= Georgia Board of Regents =

Oversight body of the University System of Georgia, USA

The Georgia Board of Regents oversees the University System of Georgia as part of the state government of Georgia in the United States. The University System of Georgia is composed of all state public institutions of higher education in the state. The Board of Regents also preside over the Georgia Public Library Service.

==History==
The Board was organized on January 1, 1932, to create centralized control over all member institutions. The Board marked the first period that public institutions of higher education were governed and managed under a sole authority. The governor appoints members of the Board, each of whom serve seven years. Today the Board of Regents is composed of 19 members, five of whom are appointed from the state-at-large, and one from each of the state’s 14 congressional districts. The Board elects a chancellor who serves as its chief executive officer and the chief administrative officer of the University System.

==Governing authority==
The Board oversees 26 institutions of higher education: four research universities, four comprehensive universities, 9 state universities, and 9 state colleges.

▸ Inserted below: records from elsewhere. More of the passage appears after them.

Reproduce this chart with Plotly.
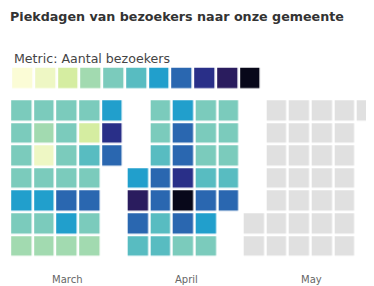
import datetime as dt
import plotly.graph_objects as go

# ---- data -------------------------------------------------------------
year = 2021
months = ["March", "April", "May"]
month_numbers = [3, 4, 5]

# daily visitor counts (Mar 1 .. Mar 31)
march_visitors = [
    2310, 2240, 2180, 2290, 3270, 2350, 1840,
    2260, 1920, 860, 2150, 3190, 2380, 1760,
    2210, 2330, 2270, 2120, 3710, 3340, 1880,
    2290, 1390, 2640, 2200, 3820, 2420, 1810,
    3150, 4260, 3680,
]
# daily visitor counts (Apr 1 .. Apr 30)
april_visitors = [
    3240, 4720, 3760, 2580,
    2460, 2380, 2610, 3690, 3810, 2720, 2560,
    3110, 3620, 3740, 4310, 5240, 3580, 2430,
    2290, 2340, 2260, 2570, 3870, 3360, 2210,
    2350, 2410, 2480, 2690, 3640,
]
# May: no data yet
may_visitors = [None] * 31

# quantized colour legend (bin lower bounds) and colours
legend_bins = [0, 500, 1000, 1500, 2000, 2500, 3000, 3500, 4000, 4500, 5000]
bin_size = 500
legend_colors = [
    "#fbfcd6", "#eef7c4", "#d5eda1", "#a2dab0", "#7bcbbc", "#58bcc1",
    "#219fcc", "#2a67b0", "#292f88", "#2a1c5e", "#08081a",
]
no_data_color = "#e0e0e0"

title = "Piekdagen van bezoekers naar onze gemeente"
metric_label = "Metric: Aantal bezoekers"

# ---- helpers ------------------------------------------------------------
zmin = legend_bins[0]
zmax = legend_bins[-1] + bin_size
n = len(legend_colors)
colorscale = []
for i, c in enumerate(legend_colors):
    colorscale.append([i / n, c])
    colorscale.append([(i + 1) / n, c])


def month_grid(month, values):
    first = dt.date(year, month, 1)
    offset = first.weekday()  # Monday = 0
    ndays = len(values)
    ncols = (offset + ndays - 1) // 7 + 1
    z = [[None] * ncols for _ in range(7)]
    for d, v in enumerate(values):
        k = offset + d
        z[k % 7][k // 7] = v
    return z, ncols


# page body has an 8px margin; axes are set up in window-pixel units
PAGE_OFF = 8
WIN_W, WIN_H = 374, 286
W, H = WIN_W - PAGE_OFF, WIN_H - PAGE_OFF
pitch_x = 22.65
pitch_y = 22.6
gap = 2.6
row0 = 110.5
month_x0 = [21.5, 138.0, 254.0]
FONT = "DejaVu Sans, Verdana, sans-serif"

fig = go.Figure()

label_x = []
for mi, (m, vals) in enumerate(zip(month_numbers, [march_visitors, april_visitors, may_visitors])):
    if m == 5:
        z, ncols = month_grid(m, [1] * len(vals))
        cs = [[0, no_data_color], [1, no_data_color]]
        fig.add_trace(go.Heatmap(
            z=z, x0=month_x0[mi], dx=pitch_x, y0=row0, dy=pitch_y,
            colorscale=cs, zmin=0, zmax=1, showscale=False,
            xgap=gap, ygap=gap, hoverinfo="skip",
        ))
    else:
        z, ncols = month_grid(m, vals)
        fig.add_trace(go.Heatmap(
            z=z, x0=month_x0[mi], dx=pitch_x, y0=row0, dy=pitch_y,
            colorscale=colorscale, zmin=zmin, zmax=zmax, showscale=False,
            xgap=gap, ygap=gap,
        ))
    label_x.append(month_x0[mi] + pitch_x * (ncols - 1) / 2)

# legend swatches
fig.add_trace(go.Heatmap(
    z=[[b + bin_size / 2 for b in legend_bins]],
    x0=22.5, dx=22.75, y0=78, dy=22.6,
    colorscale=colorscale, zmin=zmin, zmax=zmax, showscale=False,
    xgap=2.75, ygap=2.6, hoverinfo="skip",
))

annotations = [
    dict(x=8, y=16, text=f"<b>{title}</b>", xanchor="left", yanchor="middle",
         showarrow=False, font=dict(family=FONT, size=12.7, color="#333333")),
    dict(x=12, y=58, text=metric_label, xanchor="left", yanchor="middle",
         showarrow=False, font=dict(family=FONT, size=12.6, color="#444444")),
]
label_x[1] = 186
label_x[2] = 311
for name, lx in zip(months, label_x):
    annotations.append(dict(x=lx, y=279, text=name, xanchor="center", yanchor="middle",
                            showarrow=False,
                            font=dict(family=FONT, size=10, color="#666666")))

fig.update_layout(
    width=W, height=H,
    margin=dict(l=0, r=0, t=0, b=0),
    paper_bgcolor="white", plot_bgcolor="white",
    xaxis=dict(range=[PAGE_OFF, WIN_W], visible=False, fixedrange=True),
    yaxis=dict(range=[WIN_H, PAGE_OFF], visible=False, fixedrange=True),
    annotations=annotations,
    showlegend=False,
)

fig.write_html("out.html")
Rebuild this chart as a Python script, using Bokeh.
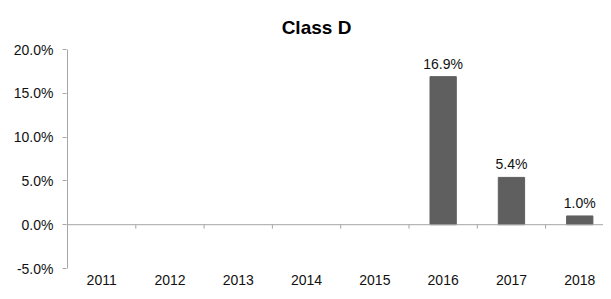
from bokeh.plotting import figure
from bokeh.models import Range1d, FixedTicker, Span, ColumnDataSource, Label
from bokeh.core.properties import value
from bokeh.embed import file_html
from bokeh.resources import INLINE

# ---- data ----
years = ["2011", "2012", "2013", "2014", "2015", "2016", "2017", "2018"]
growth = [None, None, None, None, None, 16.9, 5.4, 1.0]
y_ticks = [-5, 0, 5, 10, 15, 20]
y_tick_labels = ["-5.0%", "0.0%", "5.0%", "10.0%", "15.0%", "20.0%"]
title_text = "Class D"

FONT = "Liberation Sans"
AXIS_GRAY = "#a6a6a6"
BAR_COLOR = "#5f5f5f"
TEXT_COLOR = "#111111"

# layout (pixels)
W, H = 603, 291
FRAME_LEFT = 66
TOP_TICK_PX = 49          # pixel row of the highest y tick
SLOT_PX = 68.3
PX_PER_UNIT = 219.0 / (y_ticks[-1] - y_ticks[0])

x_start = -1 / SLOT_PX
x_end = x_start + (W - FRAME_LEFT) / SLOT_PX
y_end = y_ticks[-1] + TOP_TICK_PX / PX_PER_UNIT
y_start = y_end - H / PX_PER_UNIT

p = figure(width=W, height=H, output_backend="svg", toolbar_location=None,
           x_range=Range1d(x_start, x_end), y_range=Range1d(y_start, y_end),
           min_border_left=FRAME_LEFT, min_border_right=0, min_border_top=0,
           min_border_bottom=0)

# chart title
p.add_layout(Label(x=316, y=27, x_units="canvas", y_units="canvas", text=title_text,
                   text_align="center", text_baseline="alphabetic", text_font=FONT,
                   text_font_size="19px", text_font_style="bold", text_color="#000000"))

p.outline_line_color = None
p.xgrid.grid_line_color = None
p.ygrid.grid_line_color = None
p.background_fill_color = "white"
p.border_fill_color = "white"
p.xaxis.visible = False

# y axis (ticks + labels from the axis; its line drawn only over the tick span)
p.yaxis.ticker = FixedTicker(ticks=y_ticks)
p.yaxis.major_label_overrides = {t: l for t, l in zip(y_ticks, y_tick_labels)}
p.yaxis.axis_line_color = None
p.yaxis.major_tick_line_color = AXIS_GRAY
p.yaxis.major_tick_out = 4
p.yaxis.major_tick_in = 0
p.yaxis.minor_tick_line_color = None
p.yaxis.major_label_text_font = FONT
p.yaxis.major_label_text_font_size = "14px"
p.yaxis.major_label_text_color = TEXT_COLOR
p.yaxis.major_label_standoff = 9
p.segment(x0=[0], y0=[y_ticks[0]], x1=[0], y1=[y_ticks[-1]],
          line_color=AXIS_GRAY, line_width=1)

# zero line with category boundary ticks
p.add_layout(Span(location=0, dimension="width", line_color=AXIS_GRAY, line_width=1))
bounds = [i + 1 for i in range(len(years))]
tick_len = 4 / PX_PER_UNIT
p.segment(x0=bounds, y0=[0] * len(bounds), x1=bounds, y1=[-tick_len] * len(bounds),
          line_color=AXIS_GRAY, line_width=1)

# category labels under the axis
centers = [i + 0.5 for i in range(len(years))]
p.text(x=centers, y=[y_ticks[0]] * len(centers), text=years, text_align="center",
       text_baseline="top", y_offset=6, text_font=value(FONT),
       text_font_size="14px", text_color=TEXT_COLOR)

# bars
bx = [c for c, v in zip(centers, growth) if v is not None]
bv = [v for v in growth if v is not None]
src = ColumnDataSource(dict(x=bx, top=bv, label=[f"{v:.1f}%" for v in bv]))
p.vbar(x="x", top="top", bottom=0, width=0.385, source=src,
       fill_color=BAR_COLOR, line_color=BAR_COLOR)
p.text(x="x", y="top", text="label", source=src, text_align="center",
       text_baseline="alphabetic", y_offset=-13, text_font=value(FONT),
       text_font_size="14px", text_color=TEXT_COLOR)

open("out.html", "w").write(file_html(p, INLINE))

Public funding for member institutions is distributed by the Board. In fiscal year 2003, the Board dispensed $1,697,287,628 of funding, authorized by the Georgia General Assembly. In 2006, the budget grew to $5 billion.

==Organization==
The Board consists of 19 voting members, serving seven-year terms. The Governor appoints, subject to Senate confirmation, one from each Congressional district and five at-large members.

The Board appoints a chief executive for the system, known as a chancellor. Former Georgia Governor and United States Secretary of Agriculture Sonny Perdue became the 14th Chancellor in 2022.

Previous chancellors include Charles Mercer Snelling (1932–1933), Steadman Vincent Sanford (1935-1945), Harmon White Caldwell (1948-1964), Erroll B. Davis Jr. (2006-2011), and Hank Huckaby (2011-2017).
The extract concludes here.